Freddie Mercury, claro, é um personagem quase constante do show. Antes de Love of my Life, Lambert perguntou para os porto-alegrenses "quem ama Freddie Mercury" e recebeu um urro em uníssono de resposta. Em seguida, o guitarrista Brian May assumiu a frente do palco para fazer um dueto com a imagem do antigo vocalista, morto em 1991, reproduzida no telão, num dos momentos mais emocionantes da noite. O palco, por sinal, é uma atração à parte: gigante e com uma passarela que atravessa a pista e chega quase às arquibancadas, a estrutura deixou as estrelas perto de praticamente todos que entraram no Gigantinho. Havia poucos pontos - se é que havia algum - em que a visibilidade ou o som eram deficientes.
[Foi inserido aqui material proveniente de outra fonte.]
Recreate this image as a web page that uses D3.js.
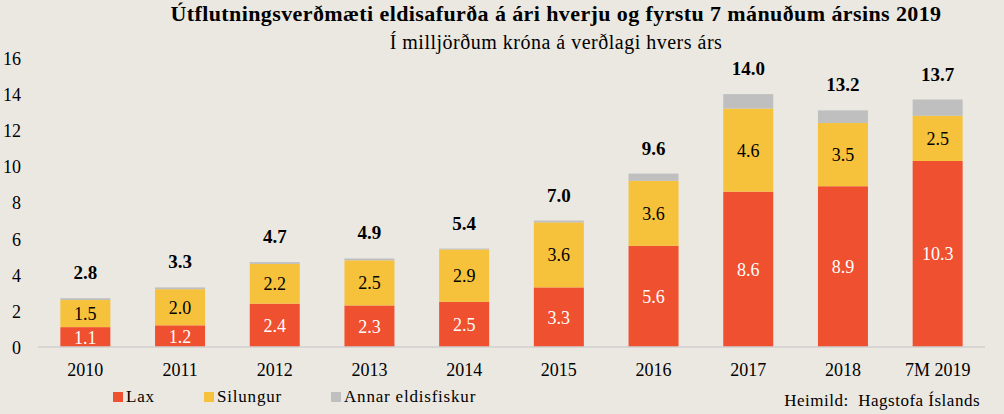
<!DOCTYPE html>
<html>
<head>
<meta charset="utf-8">
<script src="https://cdn.jsdelivr.net/npm/d3@7"></script>
<style>
  body { margin: 0; background: #ebe8e2; }
</style>
</head>
<body>
<div id="chart-area"></div>
<script>
// Gögn (lesin af myndinni)
const categories = ["2010", "2011", "2012", "2013", "2014", "2015", "2016", "2017", "2018", "7M 2019"];
const lax      = [1.1, 1.2, 2.4, 2.3, 2.5, 3.3, 5.6, 8.6, 8.9, 10.3];
const silungur = [1.5, 2.0, 2.2, 2.5, 2.9, 3.6, 3.6, 4.6, 3.5, 2.5];
const annar    = [0.1, 0.1, 0.1, 0.1, 0.05, 0.1, 0.4, 0.8, 0.7, 0.9];
const totals   = [2.8, 3.3, 4.7, 4.9, 5.4, 7.0, 9.6, 14.0, 13.2, 13.7];
const yTicks   = [0, 2, 4, 6, 8, 10, 12, 14, 16];
const seriesNames = ["Lax", "Silungur", "Annar eldisfiskur"];
const colors = ["#ef5030", "#f6c23b", "#bfbfbf"];

const width = 1004, height = 414;
const FONT = "'Liberation Serif', 'Times New Roman', serif";

const svg = d3.select("#chart-area")
    .append("svg")
    .attr("width", width)
    .attr("height", height);

svg.append("rect")
    .attr("width", width)
    .attr("height", height)
    .attr("fill", "#ebe8e2");

// Titill
svg.append("text")
    .attr("x", 556).attr("y", 21)
    .attr("text-anchor", "middle")
    .attr("font-weight", "bold")
    .attr("font-size", 22)
    .attr("letter-spacing", 0.4)
    .style("font-family", FONT)
    .text("Útflutningsverðmæti eldisafurða á ári hverju og fyrstu 7 mánuðum ársins 2019");

svg.append("text")
    .attr("x", 556).attr("y", 49)
    .attr("text-anchor", "middle")
    .attr("font-size", 20)
    .attr("letter-spacing", 0.5)
    .style("font-family", FONT)
    .text("Í milljörðum króna á verðlagi hvers árs");

// Kvarðar
const x = d3.scaleBand()
    .domain(categories)
    .range([38, 985])
    .paddingInner(0.472)
    .paddingOuter(0.236);

const y = d3.scaleLinear()
    .domain([0, 16])
    .range([347, 58]);

// Staflað gögn
const rows = categories.map((c, i) => ({ cat: c, Lax: lax[i], Silungur: silungur[i], "Annar eldisfiskur": annar[i] }));
const stacked = d3.stack().keys(seriesNames)(rows);

// y-ás
const yAxis = d3.axisLeft(y).tickValues(yTicks).tickSize(0).tickPadding(0);
const gy = svg.append("g")
    .attr("transform", "translate(21,0)")
    .call(yAxis);
gy.select(".domain").remove();
gy.selectAll("text")
    .attr("font-size", 18)
    .attr("fill", "#000")
    .attr("dy", "0.36em")
    .style("font-family", FONT);

// Súlur
const layers = svg.selectAll("g.layer")
    .data(stacked)
    .enter()
    .append("g")
    .attr("class", "layer")
    .attr("fill", (d, i) => colors[i]);

layers.selectAll("rect")
    .data(d => d)
    .enter()
    .append("rect")
    .attr("x", d => x(d.data.cat))
    .attr("y", d => y(d[1]))
    .attr("width", x.bandwidth())
    .attr("height", d => y(d[0]) - y(d[1]));

// Grunnlína
svg.append("line")
    .attr("x1", 38).attr("x2", 985)
    .attr("y1", y(0)).attr("y2", y(0))
    .attr("stroke", "#d0d0d0")
    .attr("stroke-width", 1.5);

// Gildi inni í súlum
[0, 1].forEach(k => {
    svg.selectAll("text.seg" + k)
        .data(stacked[k])
        .enter()
        .append("text")
        .attr("class", "seg" + k)
        .attr("x", d => x(d.data.cat) + x.bandwidth() / 2)
        .attr("y", d => (y(d[0]) + y(d[1])) / 2 + 6.5)
        .attr("text-anchor", "middle")
        .attr("font-size", 18)
        .attr("fill", k === 0 ? "#fff" : "#000")
        .style("font-family", FONT)
        .text(d => (d[1] - d[0]).toFixed(1));
});

// Heildartölur
svg.selectAll("text.total")
    .data(rows)
    .enter()
    .append("text")
    .attr("class", "total")
    .attr("x", d => x(d.cat) + x.bandwidth() / 2)
    .attr("y", (d, i) => y(stacked[2][i][1]) - 19)
    .attr("text-anchor", "middle")
    .attr("font-weight", "bold")
    .attr("font-size", 19)
    .style("font-family", FONT)
    .text((d, i) => totals[i].toFixed(1));

// x-ás
const xAxis = d3.axisBottom(x).tickSize(0).tickPadding(0);
const gx = svg.append("g")
    .attr("transform", "translate(0,376)")
    .call(xAxis);
gx.select(".domain").remove();
gx.selectAll("text")
    .attr("font-size", 18)
    .attr("fill", "#000")
    .attr("dy", 0)
    .style("font-family", FONT);

// Skýringar
const legendX = [113, 204, 331];
const legend = svg.selectAll("g.legend")
    .data(seriesNames)
    .enter()
    .append("g")
    .attr("class", "legend")
    .attr("transform", (d, i) => `translate(${legendX[i]},392)`);

legend.append("rect")
    .attr("width", 10).attr("height", 10)
    .attr("fill", (d, i) => colors[i]);

legend.append("text")
    .attr("x", 13).attr("y", 10)
    .attr("font-size", 17)
    .attr("letter-spacing", 0.8)
    .style("font-family", FONT)
    .text(d => d);

svg.append("text")
    .attr("x", 980).attr("y", 406)
    .attr("text-anchor", "end")
    .attr("font-size", 17)
    .attr("letter-spacing", 0.5)
    .attr("xml:space", "preserve")
    .style("font-family", FONT)
    .text("Heimild:  Hagstofa Íslands");
</script>
</body>
</html>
Outro ponto interessante: mesmo com idade além dos 60 anos, o núcleo duro da banda não se furta de usar ferramentas tecnológicas para deixar o evento mais divertido. Brian May usa uma câmera GoPro instalada na ponta de sua guitarra, que ele aponta para o público e para Roger Taylor quase como uma criança que descobre uma nova tecnologia. Em outro momento, empunha um pau de selfie que transmite suas imagens para o telão. Roger Taylor também toca bateria e faz caretas olhando para uma segunda câmera, essa instalada na ferragem de seu instrumento. Os momentos em que o guitarrista e o baterista brincam com a plateia são excitantes para eles e para os fãs - no fim, todos estão sorrindo.
No miolo do show, depois do "momento Freddie Mercury", há duas passagens que destoam do resto: a sequência de These are the Days of our Lives, com Roger Taylor nos vocais, seguido de solos de baixo e bateria, é o primeiro em que a rotação da apresentação diminui. Duas músicas depois, quando Adam Lambert canta Ghost Town, música de sua carreira solo, o sentimento é de estranheza. A música é um hit pop pasteurizado que não se encaixa no repertório do Queen. Os fãs do cantor, saído de um reality show norte-americano, podem ter gostado, mas quem foi assistir ao Queen não entendeu o que estava acontecendo e foi pegar mais cerveja.
Mas, logo na sequência, vem a parte final da apresentação, com a sequência irresistível de Tie Your Mother Down, Don't Stop me Now, Bohemian Rhapsody, I Want it All e Radio GaGa. E é nessa sequência que se percebe que Lambert vai melhor em algumas músicas do que em outras: as duas últimas parecem feitas para ele, que tem uma abrangência vocal impressionante, enquanto as outras três soam fracas sem a imposição da voz de Freddie Mercury - é quase impossível não notar que Lambert ainda tem vícios de reality show, o que por vezes faz com que soe artificial e forçado. Nada que comprometa a performance do novo vocalista, mas um reparo necessário.
No fim das contas, descontados os pequenos problemas da apresentação, fica para a história o show de um dos maiores guitarristas da história e de um dos maiores bateristas da história acompanhados de um vocalista talentoso, ousado e performático. Ainda mais depois do bis, que foi cantado em clima de hino: We Will Rock You e We Are the Champions, entoada por milhares de vozes realizadas.